### [DIRECTION]
Could you retype the lines below, starting at the line holding "Rebuild this chart" and stopping at the line holding "var xLabels = [1, 6, 11, 16, 21, 26];", inclusive? Copy them exactly and drop the images.

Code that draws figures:
..............................

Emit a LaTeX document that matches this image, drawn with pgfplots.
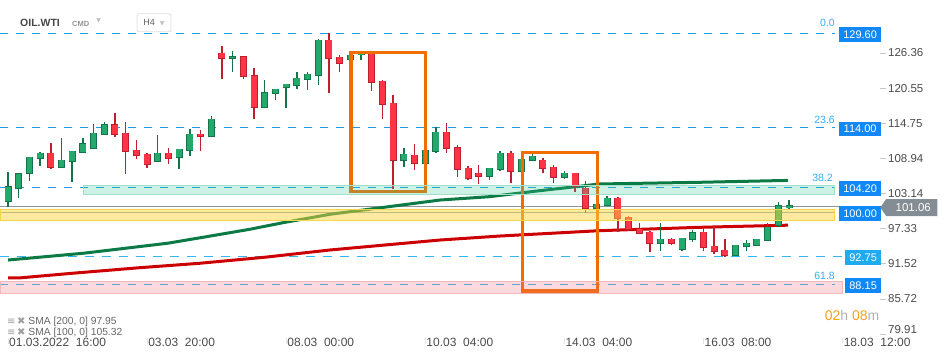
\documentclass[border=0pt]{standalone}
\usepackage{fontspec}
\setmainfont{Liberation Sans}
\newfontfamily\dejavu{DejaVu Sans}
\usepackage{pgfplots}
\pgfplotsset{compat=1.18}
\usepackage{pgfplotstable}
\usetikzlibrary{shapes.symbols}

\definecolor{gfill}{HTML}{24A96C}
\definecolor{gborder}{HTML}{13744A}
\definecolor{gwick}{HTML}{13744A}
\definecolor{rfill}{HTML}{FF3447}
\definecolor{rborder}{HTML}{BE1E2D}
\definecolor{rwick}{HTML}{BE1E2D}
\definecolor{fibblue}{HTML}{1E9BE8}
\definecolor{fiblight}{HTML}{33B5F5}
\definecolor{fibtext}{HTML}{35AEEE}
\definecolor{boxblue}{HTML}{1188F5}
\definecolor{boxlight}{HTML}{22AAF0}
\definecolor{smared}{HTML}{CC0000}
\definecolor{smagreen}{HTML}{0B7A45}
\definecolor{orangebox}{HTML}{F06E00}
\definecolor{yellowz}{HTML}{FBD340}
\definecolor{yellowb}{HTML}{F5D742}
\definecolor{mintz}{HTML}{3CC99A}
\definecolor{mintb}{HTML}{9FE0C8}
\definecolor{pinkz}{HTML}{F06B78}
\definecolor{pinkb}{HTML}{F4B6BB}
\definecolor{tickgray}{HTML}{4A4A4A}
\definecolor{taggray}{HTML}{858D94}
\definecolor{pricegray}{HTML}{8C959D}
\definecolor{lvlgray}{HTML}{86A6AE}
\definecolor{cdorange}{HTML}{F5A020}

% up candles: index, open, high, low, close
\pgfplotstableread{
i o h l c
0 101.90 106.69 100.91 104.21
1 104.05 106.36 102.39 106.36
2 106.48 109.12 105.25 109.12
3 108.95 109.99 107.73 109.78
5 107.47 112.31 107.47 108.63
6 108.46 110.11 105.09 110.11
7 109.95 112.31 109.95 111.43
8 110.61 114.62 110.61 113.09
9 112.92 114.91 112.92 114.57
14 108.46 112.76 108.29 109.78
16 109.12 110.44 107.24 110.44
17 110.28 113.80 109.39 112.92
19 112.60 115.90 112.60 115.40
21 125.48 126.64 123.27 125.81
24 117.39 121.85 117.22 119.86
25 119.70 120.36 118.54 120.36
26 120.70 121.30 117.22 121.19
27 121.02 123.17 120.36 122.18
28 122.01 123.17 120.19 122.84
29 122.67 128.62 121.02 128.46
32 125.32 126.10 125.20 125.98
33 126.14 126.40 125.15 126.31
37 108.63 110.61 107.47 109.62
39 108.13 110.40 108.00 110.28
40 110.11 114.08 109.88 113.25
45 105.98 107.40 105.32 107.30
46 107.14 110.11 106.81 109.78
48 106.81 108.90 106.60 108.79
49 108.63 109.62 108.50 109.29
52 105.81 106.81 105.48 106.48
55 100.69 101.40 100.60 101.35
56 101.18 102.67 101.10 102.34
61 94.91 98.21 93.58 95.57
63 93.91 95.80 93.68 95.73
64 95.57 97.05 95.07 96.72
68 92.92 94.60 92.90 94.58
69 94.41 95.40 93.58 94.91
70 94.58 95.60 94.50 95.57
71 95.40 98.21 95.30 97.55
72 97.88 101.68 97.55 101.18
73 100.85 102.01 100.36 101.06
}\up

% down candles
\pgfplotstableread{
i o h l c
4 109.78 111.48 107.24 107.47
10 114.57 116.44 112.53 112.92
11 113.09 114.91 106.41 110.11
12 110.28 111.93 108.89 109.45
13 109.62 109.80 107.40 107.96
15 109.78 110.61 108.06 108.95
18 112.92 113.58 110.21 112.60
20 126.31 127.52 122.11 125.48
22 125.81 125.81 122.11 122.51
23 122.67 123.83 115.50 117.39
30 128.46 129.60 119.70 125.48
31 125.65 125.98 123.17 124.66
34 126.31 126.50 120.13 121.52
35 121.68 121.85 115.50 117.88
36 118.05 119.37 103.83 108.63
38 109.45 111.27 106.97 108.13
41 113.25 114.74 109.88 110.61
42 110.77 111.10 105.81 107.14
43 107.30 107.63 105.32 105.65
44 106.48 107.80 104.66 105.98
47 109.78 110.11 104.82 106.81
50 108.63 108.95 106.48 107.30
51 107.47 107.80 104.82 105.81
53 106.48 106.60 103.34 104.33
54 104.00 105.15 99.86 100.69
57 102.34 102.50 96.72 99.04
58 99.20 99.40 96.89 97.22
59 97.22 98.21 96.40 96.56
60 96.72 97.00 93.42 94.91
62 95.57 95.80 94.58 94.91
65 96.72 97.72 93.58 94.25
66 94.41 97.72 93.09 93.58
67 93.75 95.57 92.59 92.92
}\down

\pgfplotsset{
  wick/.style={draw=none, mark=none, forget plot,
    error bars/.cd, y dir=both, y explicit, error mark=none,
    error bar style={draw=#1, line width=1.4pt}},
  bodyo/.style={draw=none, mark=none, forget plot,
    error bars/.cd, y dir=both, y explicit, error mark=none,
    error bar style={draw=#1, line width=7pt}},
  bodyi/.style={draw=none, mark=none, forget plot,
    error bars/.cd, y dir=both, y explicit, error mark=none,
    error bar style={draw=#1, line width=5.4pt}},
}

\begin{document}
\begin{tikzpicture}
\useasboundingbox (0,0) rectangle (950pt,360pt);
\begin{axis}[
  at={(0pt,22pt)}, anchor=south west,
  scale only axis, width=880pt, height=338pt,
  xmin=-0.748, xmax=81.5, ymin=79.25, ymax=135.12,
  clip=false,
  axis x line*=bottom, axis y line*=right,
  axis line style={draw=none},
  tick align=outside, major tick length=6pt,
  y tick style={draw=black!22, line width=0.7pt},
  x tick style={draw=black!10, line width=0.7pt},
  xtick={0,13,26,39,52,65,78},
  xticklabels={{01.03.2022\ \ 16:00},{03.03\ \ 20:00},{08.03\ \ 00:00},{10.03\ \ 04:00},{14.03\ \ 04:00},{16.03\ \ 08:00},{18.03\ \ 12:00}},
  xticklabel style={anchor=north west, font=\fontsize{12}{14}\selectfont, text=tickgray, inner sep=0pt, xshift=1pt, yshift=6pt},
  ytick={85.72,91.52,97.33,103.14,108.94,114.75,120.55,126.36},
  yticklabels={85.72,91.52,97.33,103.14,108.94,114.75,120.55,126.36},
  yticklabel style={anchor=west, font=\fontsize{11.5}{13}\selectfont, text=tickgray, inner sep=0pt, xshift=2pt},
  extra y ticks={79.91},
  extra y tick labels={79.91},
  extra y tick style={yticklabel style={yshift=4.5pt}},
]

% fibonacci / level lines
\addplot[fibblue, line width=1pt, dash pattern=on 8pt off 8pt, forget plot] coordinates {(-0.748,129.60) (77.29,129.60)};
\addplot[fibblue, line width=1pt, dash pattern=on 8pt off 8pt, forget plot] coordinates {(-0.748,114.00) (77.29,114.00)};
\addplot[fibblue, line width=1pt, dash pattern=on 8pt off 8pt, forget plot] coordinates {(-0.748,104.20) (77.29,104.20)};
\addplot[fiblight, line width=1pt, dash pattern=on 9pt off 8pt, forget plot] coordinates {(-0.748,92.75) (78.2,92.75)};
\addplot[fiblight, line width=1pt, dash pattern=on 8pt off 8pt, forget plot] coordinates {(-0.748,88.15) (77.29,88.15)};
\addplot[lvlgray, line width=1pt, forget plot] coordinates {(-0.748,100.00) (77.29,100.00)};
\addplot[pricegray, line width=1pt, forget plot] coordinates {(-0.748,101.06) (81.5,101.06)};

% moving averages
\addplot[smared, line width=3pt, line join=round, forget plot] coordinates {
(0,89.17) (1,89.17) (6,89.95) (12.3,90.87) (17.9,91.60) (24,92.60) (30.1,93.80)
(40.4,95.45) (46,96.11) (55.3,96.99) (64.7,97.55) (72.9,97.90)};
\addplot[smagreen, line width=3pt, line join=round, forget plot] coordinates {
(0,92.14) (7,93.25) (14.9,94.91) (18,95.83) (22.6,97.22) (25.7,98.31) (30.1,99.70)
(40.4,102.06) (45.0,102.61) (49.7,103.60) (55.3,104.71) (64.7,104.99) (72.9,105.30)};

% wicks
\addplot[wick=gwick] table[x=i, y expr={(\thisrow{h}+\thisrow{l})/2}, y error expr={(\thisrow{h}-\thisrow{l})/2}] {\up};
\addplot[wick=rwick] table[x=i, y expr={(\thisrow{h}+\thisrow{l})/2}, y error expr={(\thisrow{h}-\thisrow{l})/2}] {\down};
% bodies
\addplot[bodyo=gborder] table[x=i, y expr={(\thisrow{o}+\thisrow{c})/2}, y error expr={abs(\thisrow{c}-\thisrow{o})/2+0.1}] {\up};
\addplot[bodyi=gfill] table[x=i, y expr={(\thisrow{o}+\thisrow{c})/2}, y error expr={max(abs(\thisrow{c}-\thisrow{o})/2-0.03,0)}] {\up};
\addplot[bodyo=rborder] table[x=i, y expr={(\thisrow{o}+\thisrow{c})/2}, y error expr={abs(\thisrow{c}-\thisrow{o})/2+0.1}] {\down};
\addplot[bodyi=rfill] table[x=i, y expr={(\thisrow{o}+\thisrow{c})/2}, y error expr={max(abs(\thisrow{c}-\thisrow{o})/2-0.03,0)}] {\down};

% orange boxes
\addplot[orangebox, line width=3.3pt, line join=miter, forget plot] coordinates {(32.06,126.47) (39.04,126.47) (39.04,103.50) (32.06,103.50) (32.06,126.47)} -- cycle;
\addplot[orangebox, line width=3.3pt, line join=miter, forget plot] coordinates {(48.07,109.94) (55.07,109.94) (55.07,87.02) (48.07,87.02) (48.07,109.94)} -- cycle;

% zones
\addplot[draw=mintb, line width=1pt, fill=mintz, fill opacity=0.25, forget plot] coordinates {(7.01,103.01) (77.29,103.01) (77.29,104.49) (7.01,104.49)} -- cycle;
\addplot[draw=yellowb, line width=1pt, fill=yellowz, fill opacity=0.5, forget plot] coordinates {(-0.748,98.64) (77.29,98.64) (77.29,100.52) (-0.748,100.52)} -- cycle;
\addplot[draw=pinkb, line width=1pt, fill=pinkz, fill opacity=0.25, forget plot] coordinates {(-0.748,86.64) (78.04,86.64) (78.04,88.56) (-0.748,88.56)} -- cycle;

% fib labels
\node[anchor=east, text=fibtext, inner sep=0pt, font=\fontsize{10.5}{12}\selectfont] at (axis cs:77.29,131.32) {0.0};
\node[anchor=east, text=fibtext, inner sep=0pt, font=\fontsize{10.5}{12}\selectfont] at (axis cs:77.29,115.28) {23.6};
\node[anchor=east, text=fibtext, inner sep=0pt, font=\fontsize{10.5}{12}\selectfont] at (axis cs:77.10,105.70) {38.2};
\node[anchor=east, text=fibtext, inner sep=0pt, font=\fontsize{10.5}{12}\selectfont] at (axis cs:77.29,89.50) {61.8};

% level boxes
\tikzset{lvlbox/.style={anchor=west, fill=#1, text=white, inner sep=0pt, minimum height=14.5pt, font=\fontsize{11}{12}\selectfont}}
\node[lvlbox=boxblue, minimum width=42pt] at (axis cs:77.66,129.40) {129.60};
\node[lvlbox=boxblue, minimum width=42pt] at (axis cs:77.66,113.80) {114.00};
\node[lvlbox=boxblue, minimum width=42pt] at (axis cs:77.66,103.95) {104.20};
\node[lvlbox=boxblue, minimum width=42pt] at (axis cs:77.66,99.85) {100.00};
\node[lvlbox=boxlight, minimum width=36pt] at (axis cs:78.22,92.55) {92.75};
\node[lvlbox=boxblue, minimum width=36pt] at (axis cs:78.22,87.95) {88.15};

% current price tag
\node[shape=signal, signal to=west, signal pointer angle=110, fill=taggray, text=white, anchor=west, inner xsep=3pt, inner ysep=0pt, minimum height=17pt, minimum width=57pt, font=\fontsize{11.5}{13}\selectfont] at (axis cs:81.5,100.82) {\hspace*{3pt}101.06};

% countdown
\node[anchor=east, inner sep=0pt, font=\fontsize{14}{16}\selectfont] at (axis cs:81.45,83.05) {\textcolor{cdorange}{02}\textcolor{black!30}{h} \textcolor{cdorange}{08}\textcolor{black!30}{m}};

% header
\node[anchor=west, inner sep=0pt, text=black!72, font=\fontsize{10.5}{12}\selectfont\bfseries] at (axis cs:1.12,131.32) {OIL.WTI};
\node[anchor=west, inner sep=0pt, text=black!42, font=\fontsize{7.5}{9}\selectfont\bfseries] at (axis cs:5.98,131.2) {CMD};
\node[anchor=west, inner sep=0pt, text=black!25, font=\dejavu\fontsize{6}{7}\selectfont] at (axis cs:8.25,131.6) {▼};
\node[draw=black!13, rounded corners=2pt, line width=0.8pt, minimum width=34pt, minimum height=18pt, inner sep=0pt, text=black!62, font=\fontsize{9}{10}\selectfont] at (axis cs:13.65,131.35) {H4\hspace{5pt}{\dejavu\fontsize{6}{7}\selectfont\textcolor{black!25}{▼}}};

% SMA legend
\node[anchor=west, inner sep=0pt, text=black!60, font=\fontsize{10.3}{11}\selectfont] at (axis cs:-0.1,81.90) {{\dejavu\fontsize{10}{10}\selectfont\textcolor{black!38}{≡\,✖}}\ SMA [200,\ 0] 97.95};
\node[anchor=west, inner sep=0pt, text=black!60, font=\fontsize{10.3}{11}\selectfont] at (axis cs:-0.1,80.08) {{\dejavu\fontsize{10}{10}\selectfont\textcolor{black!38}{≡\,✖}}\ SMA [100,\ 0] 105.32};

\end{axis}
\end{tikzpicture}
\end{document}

..............................

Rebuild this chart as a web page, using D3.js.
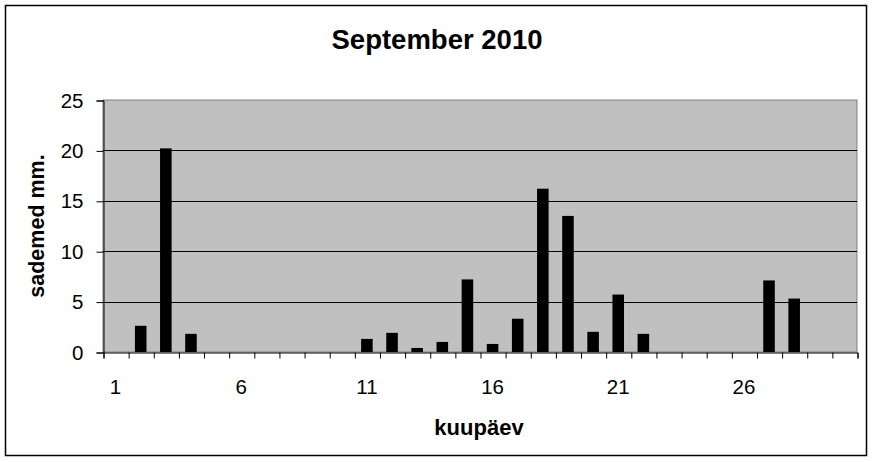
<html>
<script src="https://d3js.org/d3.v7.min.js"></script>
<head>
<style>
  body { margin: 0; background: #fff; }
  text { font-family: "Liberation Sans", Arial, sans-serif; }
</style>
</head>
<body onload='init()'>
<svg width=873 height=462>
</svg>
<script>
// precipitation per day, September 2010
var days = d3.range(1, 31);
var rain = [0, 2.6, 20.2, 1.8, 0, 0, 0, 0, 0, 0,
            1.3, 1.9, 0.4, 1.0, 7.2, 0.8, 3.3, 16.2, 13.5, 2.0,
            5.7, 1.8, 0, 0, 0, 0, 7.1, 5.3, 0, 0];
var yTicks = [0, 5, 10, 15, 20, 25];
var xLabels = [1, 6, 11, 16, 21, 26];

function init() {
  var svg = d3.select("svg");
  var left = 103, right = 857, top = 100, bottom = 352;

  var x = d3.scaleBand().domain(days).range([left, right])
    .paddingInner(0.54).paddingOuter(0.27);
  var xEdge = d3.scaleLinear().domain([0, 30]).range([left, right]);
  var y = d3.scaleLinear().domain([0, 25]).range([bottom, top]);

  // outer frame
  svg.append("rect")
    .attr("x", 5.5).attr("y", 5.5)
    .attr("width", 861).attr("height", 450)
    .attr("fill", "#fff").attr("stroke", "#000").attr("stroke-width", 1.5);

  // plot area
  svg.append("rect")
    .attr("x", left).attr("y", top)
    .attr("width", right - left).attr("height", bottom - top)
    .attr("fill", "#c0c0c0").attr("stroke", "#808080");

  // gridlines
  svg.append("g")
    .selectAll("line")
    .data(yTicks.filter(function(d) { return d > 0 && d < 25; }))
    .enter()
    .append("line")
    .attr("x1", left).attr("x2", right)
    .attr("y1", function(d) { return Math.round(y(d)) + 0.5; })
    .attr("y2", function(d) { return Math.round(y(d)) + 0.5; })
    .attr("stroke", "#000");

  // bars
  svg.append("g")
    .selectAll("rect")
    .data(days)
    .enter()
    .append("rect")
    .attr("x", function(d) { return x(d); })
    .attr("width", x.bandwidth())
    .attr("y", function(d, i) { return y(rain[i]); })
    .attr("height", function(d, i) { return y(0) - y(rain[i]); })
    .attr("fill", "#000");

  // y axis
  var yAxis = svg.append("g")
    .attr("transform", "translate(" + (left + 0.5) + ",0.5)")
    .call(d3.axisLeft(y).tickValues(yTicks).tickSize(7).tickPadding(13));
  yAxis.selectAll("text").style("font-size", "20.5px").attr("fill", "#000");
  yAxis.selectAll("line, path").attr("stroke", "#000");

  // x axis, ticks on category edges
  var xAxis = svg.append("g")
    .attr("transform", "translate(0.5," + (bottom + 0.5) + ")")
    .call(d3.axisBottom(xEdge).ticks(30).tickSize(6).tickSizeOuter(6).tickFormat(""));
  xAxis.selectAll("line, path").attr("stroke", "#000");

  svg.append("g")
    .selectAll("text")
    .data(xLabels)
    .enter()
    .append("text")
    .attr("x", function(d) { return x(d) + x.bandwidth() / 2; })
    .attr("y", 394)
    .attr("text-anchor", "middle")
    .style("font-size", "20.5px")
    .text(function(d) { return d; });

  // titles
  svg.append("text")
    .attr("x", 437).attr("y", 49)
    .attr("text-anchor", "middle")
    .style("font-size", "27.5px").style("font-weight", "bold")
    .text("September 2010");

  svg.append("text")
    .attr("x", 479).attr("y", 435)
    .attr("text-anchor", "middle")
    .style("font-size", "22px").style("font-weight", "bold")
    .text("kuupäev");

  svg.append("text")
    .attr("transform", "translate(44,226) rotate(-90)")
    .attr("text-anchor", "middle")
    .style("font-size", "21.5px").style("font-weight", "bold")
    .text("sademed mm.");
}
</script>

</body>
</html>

..............................

### [OUTPUT OF THE TASK]
Rebuild this chart as a web page, using D3.js.
<html>
<script src="https://d3js.org/d3.v7.min.js"></script>
<head>
<style>
  body { margin: 0; background: #fff; }
  text { font-family: "Liberation Sans", Arial, sans-serif; }
</style>
</head>
<body onload='init()'>
<svg width=873 height=462>
</svg>
<script>
// precipitation per day, September 2010
var days = d3.range(1, 31);
var rain = [0, 2.6, 20.2, 1.8, 0, 0, 0, 0, 0, 0,
            1.3, 1.9, 0.4, 1.0, 7.2, 0.8, 3.3, 16.2, 13.5, 2.0,
            5.7, 1.8, 0, 0, 0, 0, 7.1, 5.3, 0, 0];
var yTicks = [0, 5, 10, 15, 20, 25];
var xLabels = [1, 6, 11, 16, 21, 26];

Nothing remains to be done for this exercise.